Is it possible to find new 126mm hubs/wheelsets that are high quality and look fantastic? I'm not having very much luck in my search. There are only a couple decent options that I can find but I'm hoping for a secret source. Even my favorite wheel builder site only has one basic set available (bicyclewheelwarehouse.com).

So far the best I can find are Sun CR18 with noname brand hubs (thoughts on the quality?). They look fine and feel good (my local shop had a set) but aren't there any NEW Dura Ace or Ultegra level 126mm wheels still being made by some vintage shop?


----------



## merckxman (Jan 23, 2002)

120mm for now but if things go well 126 could be next:
Compass Bicycles: Hubs (the two upper left)


----------



## sprocket47 (May 12, 2010)

merckxman said:


> 120mm for now but if things go well 126 could be next:
> Compass Bicycles: Hubs (the two upper left)


Wow. Those are good looking hubs. I'll keep an eye out for some 126cm.


----------



## velodog (Sep 26, 2007)

126mm hub in Bicycle Components & Parts | eBay

Grand Cru High Flange Freewheel Rear Hub 126mm - Hubs - Wheelsets, Rims, & Hubs - Components


----------



## Kontact (Apr 1, 2011)

Given the number of NOS hubs and 32 and 36 hole rims sitting around in bike shops across the world, how hard could it be to have a really nice set of wheels built up?


----------



## headloss (Mar 3, 2013)

Velo-Orange is probably a good place to look.


----------



## sprocket47 (May 12, 2010)

> Given the number of NOS hubs and 32 and 36 hole rims sitting around in bike shops across the world, how hard could it be to have a really nice set of wheels built up?

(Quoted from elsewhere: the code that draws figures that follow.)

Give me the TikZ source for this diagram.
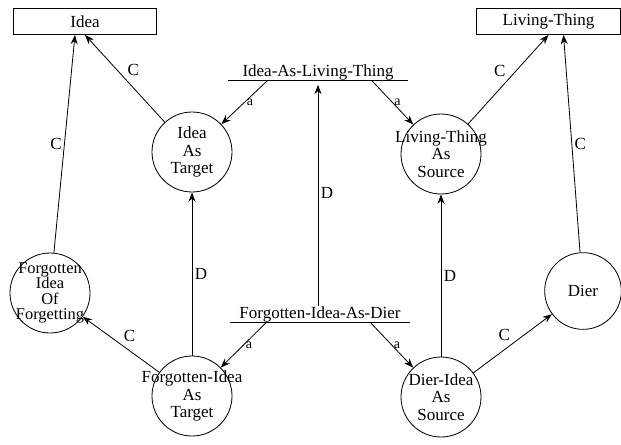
\documentclass[tikz,border=0pt]{standalone}
\usepackage{fontspec}
\setmainfont{Liberation Serif}
\usetikzlibrary{arrows.meta}

\begin{document}
\begin{tikzpicture}[x=0.03cm,y=-0.03cm, line width=0.7pt]
    \tikzstyle{every node}=[font=\fontsize{14.5}{15}\selectfont]
    \tikzstyle{concept}=[draw, minimum width=4.3cm, minimum height=0.78cm, inner sep=0pt]
    \tikzstyle{space}=[draw, circle, minimum size=2.4cm, inner sep=0pt]
    \tikzstyle{inside}=[align=center, inner sep=0pt]
    \tikzstyle{blend}=[minimum width=5.4cm, inner xsep=0pt, inner ysep=0pt, anchor=base]
    \tikzstyle{link}=[-{Stealth[length=8pt,width=6pt]}]
    \tikzstyle{tag}=[inner sep=2pt]
    \tikzstyle{small tag}=[inner sep=1.5pt, font=\fontsize{12}{13}\selectfont]

    \useasboundingbox (0,0) rectangle (621,444);

    \node[concept] (idea) at (85,21.5) {Idea};
    \node[concept] (lt) at (548.5,21.5) {Living-Thing};

    \node[space, label={[inside]center:{Idea\\As\\Target}}] (iat) at (192,152) {};
    \node[space, label={[inside]center:{Living-Thing\\As\\Source}}] (lts) at (441,154) {};
    \node[space, label={[inside, font=\fontsize{14}{13}\selectfont]center:{Forgotten\\Idea\\Of\\Forgetting}}] (fiof) at (50,293) {};
    \node[space, label={[inside]center:{Forgotten-Idea\\As\\Target}}] (fit) at (192,396) {};
    \node[space, label={[inside]center:{Dier-Idea\\As\\Source}}] (dis) at (441,397) {};
    \node[space, minimum size=2.3cm, label={[inside]center:Dier}] (dier) at (583,291) {};

    \node[blend] (ial) at (318,76) {Idea-As-Living-Thing};
    \node[blend] (fiad) at (320,318) {Forgotten-Idea-As-Dier};
    \draw (ial.south west) -- (ial.south east);
    \draw (fiad.south west) -- (fiad.south east);

    \draw[link] (iat) -- (idea.south) node[midway, above right, tag] {C};
    \draw[link] (fiof) -- ([xshift=-0.3cm]idea.south) node[midway, left, tag] {C};
    \draw[link] (fit) -- (fiof) node[midway, above right, tag] {C};
    \draw[link] (fit) -- (iat) node[midway, right, tag] {D};
    \draw[link] ([xshift=-1.5cm]ial.south) -- (iat) node[midway, right, small tag] {a};
    \draw[link] ([xshift=1.6cm]ial.south) -- (lts) node[midway, right, small tag] {a};
    \draw[link] ([xshift=-1.6cm]fiad.south) -- (fit) node[midway, right, small tag] {a};
    \draw[link] ([xshift=1.5cm]fiad.south) -- (dis) node[midway, right, small tag] {a};
    \draw[link, shorten >=4pt] (fiad.north -| ial.south) -- (ial.south) node[midway, right, tag] {D};
    \draw[link] (lts) -- (lt.south) node[midway, above left, tag] {C};
    \draw[link] (dier) -- ([xshift=0.45cm]lt.south) node[midway, right, tag] {C};
    \draw[link] (dis) -- (lts) node[midway, right, tag] {D};
    \draw[link] (dis) -- (dier) node[midway, above left, tag] {C};
\end{tikzpicture}
\end{document}
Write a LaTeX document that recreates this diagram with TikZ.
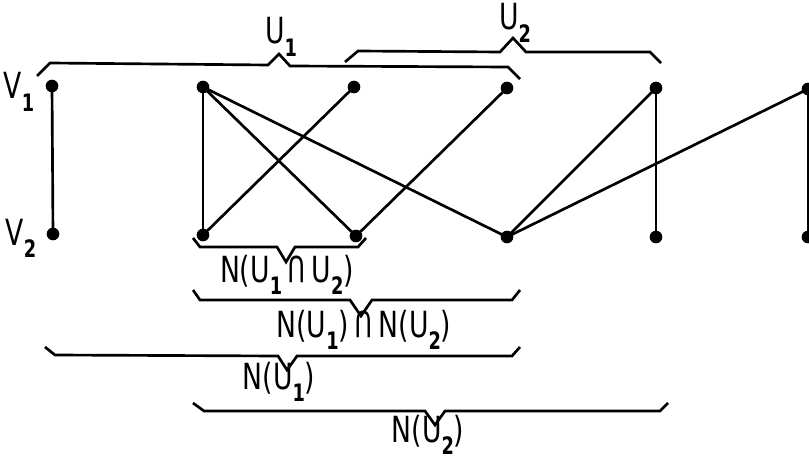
\documentclass[tikz,border=0pt]{standalone}
\usepackage{fontspec}
\usepackage{graphicx}
\setmainfont[FakeStretch=0.74]{DejaVu Sans}
\newcommand{\sbx}[1]{\raisebox{-0.34em}{\fontsize{18}{18}\selectfont\bfseries #1}}
\newcommand{\capsym}{\,\scalebox{0.9}[1]{\rotatebox[origin=c]{180}{U}}\,}
\begin{document}
\begin{tikzpicture}[x=0.75pt,y=-0.75pt,
  dot/.style={circle,fill=black,inner sep=0pt,minimum size=9.5pt},
  edge/.style={line width=2pt},
  brace/.style={line width=2pt,line join=miter},
  lab/.style={font=\fontsize{27}{27}\selectfont,inner sep=0pt}]
\useasboundingbox (0,0) rectangle (809,459);
\clip (0,0) rectangle (809,459);
% vertices
\node[dot] (a1) at (52,86) {};
\node[dot] (a2) at (203,87) {};
\node[dot] (a3) at (354,87) {};
\node[dot] (a4) at (507,88) {};
\node[dot] (a5) at (656,88) {};
\node[dot] (a6) at (808,89) {};
\node[dot] (b1) at (53,234) {};
\node[dot] (b2) at (203,235) {};
\node[dot] (b3) at (356,236) {};
\node[dot] (b4) at (507,237) {};
\node[dot] (b5) at (656,237) {};
\node[dot] (b6) at (808,237) {};
% edges
\draw[edge] (a1.center) -- (b1.center);
\draw[edge] (a2.center) -- (b2.center);
\draw[edge] (a2.center) -- (b3.center);
\draw[edge] (a2.center) -- (b4.center);
\draw[edge] (a3.center) -- (b2.center);
\draw[edge] (a4.center) -- (b3.center);
\draw[edge] (a5.center) -- (b4.center);
\draw[edge] (a5.center) -- (b5.center);
\draw[edge] (a6.center) -- (b4.center);
\draw[edge] (a6.center) -- (b6.center);
% side labels
\node[lab] (v1) at (19,92) {V\sbx{1}};
\node[lab] (v2) at (21,238) {V\sbx{2}};
% top braces
\draw[brace] (37,76) -- (50,63) -- (268,65) -- (279,54) -- (290,66) -- (508,67) -- (520,79);
\node[lab] (u1) at (281,37) {U\sbx{1}};
\draw[brace] (345,62) -- (358,51) -- (500,52) -- (513,38) -- (526,52) -- (650,52) -- (661,63);
\node[lab] (u2) at (515,23) {U\sbx{2}};
% bottom braces
\draw[brace] (193,238) -- (200,247) -- (277,247) -- (286,262) -- (295,247) -- (358,247) -- (366,238);
\node[lab] (n12) at (287,275) {N(U\sbx{1}\capsym U\sbx{2})};
\draw[brace] (193,290) -- (200,300) -- (350,300) -- (361,316) -- (372,300) -- (512,300) -- (520,290);
\node[lab] (n1n2) at (364,330) {N(U\sbx{1})\capsym N(U\sbx{2})};
\draw[brace] (45,347) -- (55,355) -- (278,356) -- (287,370) -- (297,356) -- (512,356) -- (520,347);
\node[lab] (n1) at (279,382) {N(U\sbx{1})};
\draw[brace] (193,403) -- (204,411) -- (425,411) -- (435,425) -- (445,411) -- (660,411) -- (668,403);
\node[lab] (n2) at (428,435) {N(U\sbx{2})};
\end{tikzpicture}
\end{document}
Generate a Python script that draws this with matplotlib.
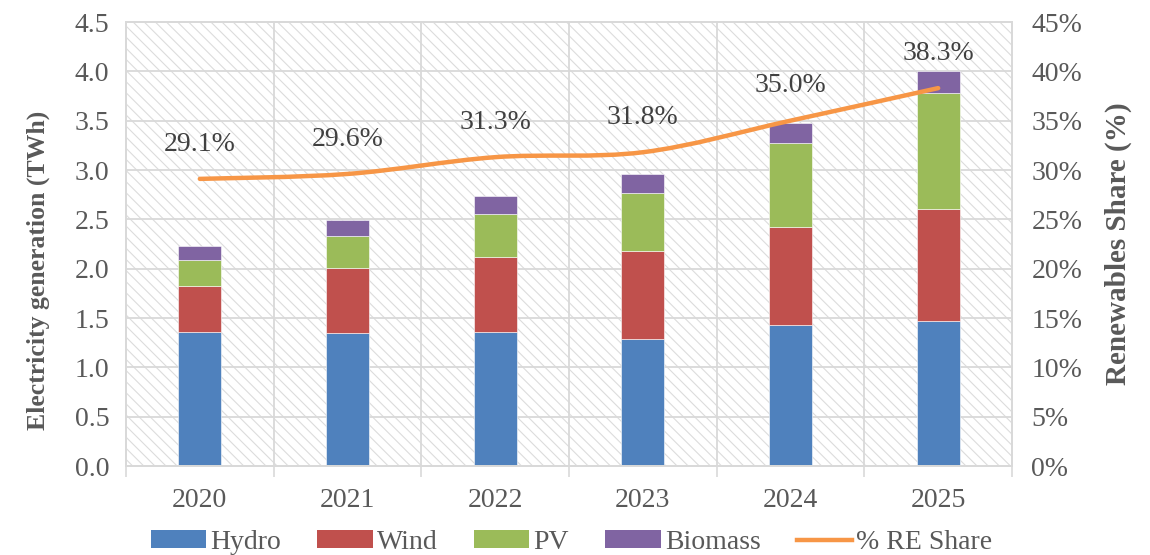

I'm certain there are lots out there. The challenge and trick is to find the shop that has these stashed away somewhere.



> Velo-Orange is probably a good place to look.


The Velo-Orange hubs look fantastic and while on their site I believe I found a nice quality replacement ST bottom bracket as well, without going the desired full $140+ phil wood route.

Thanks for the help.


----------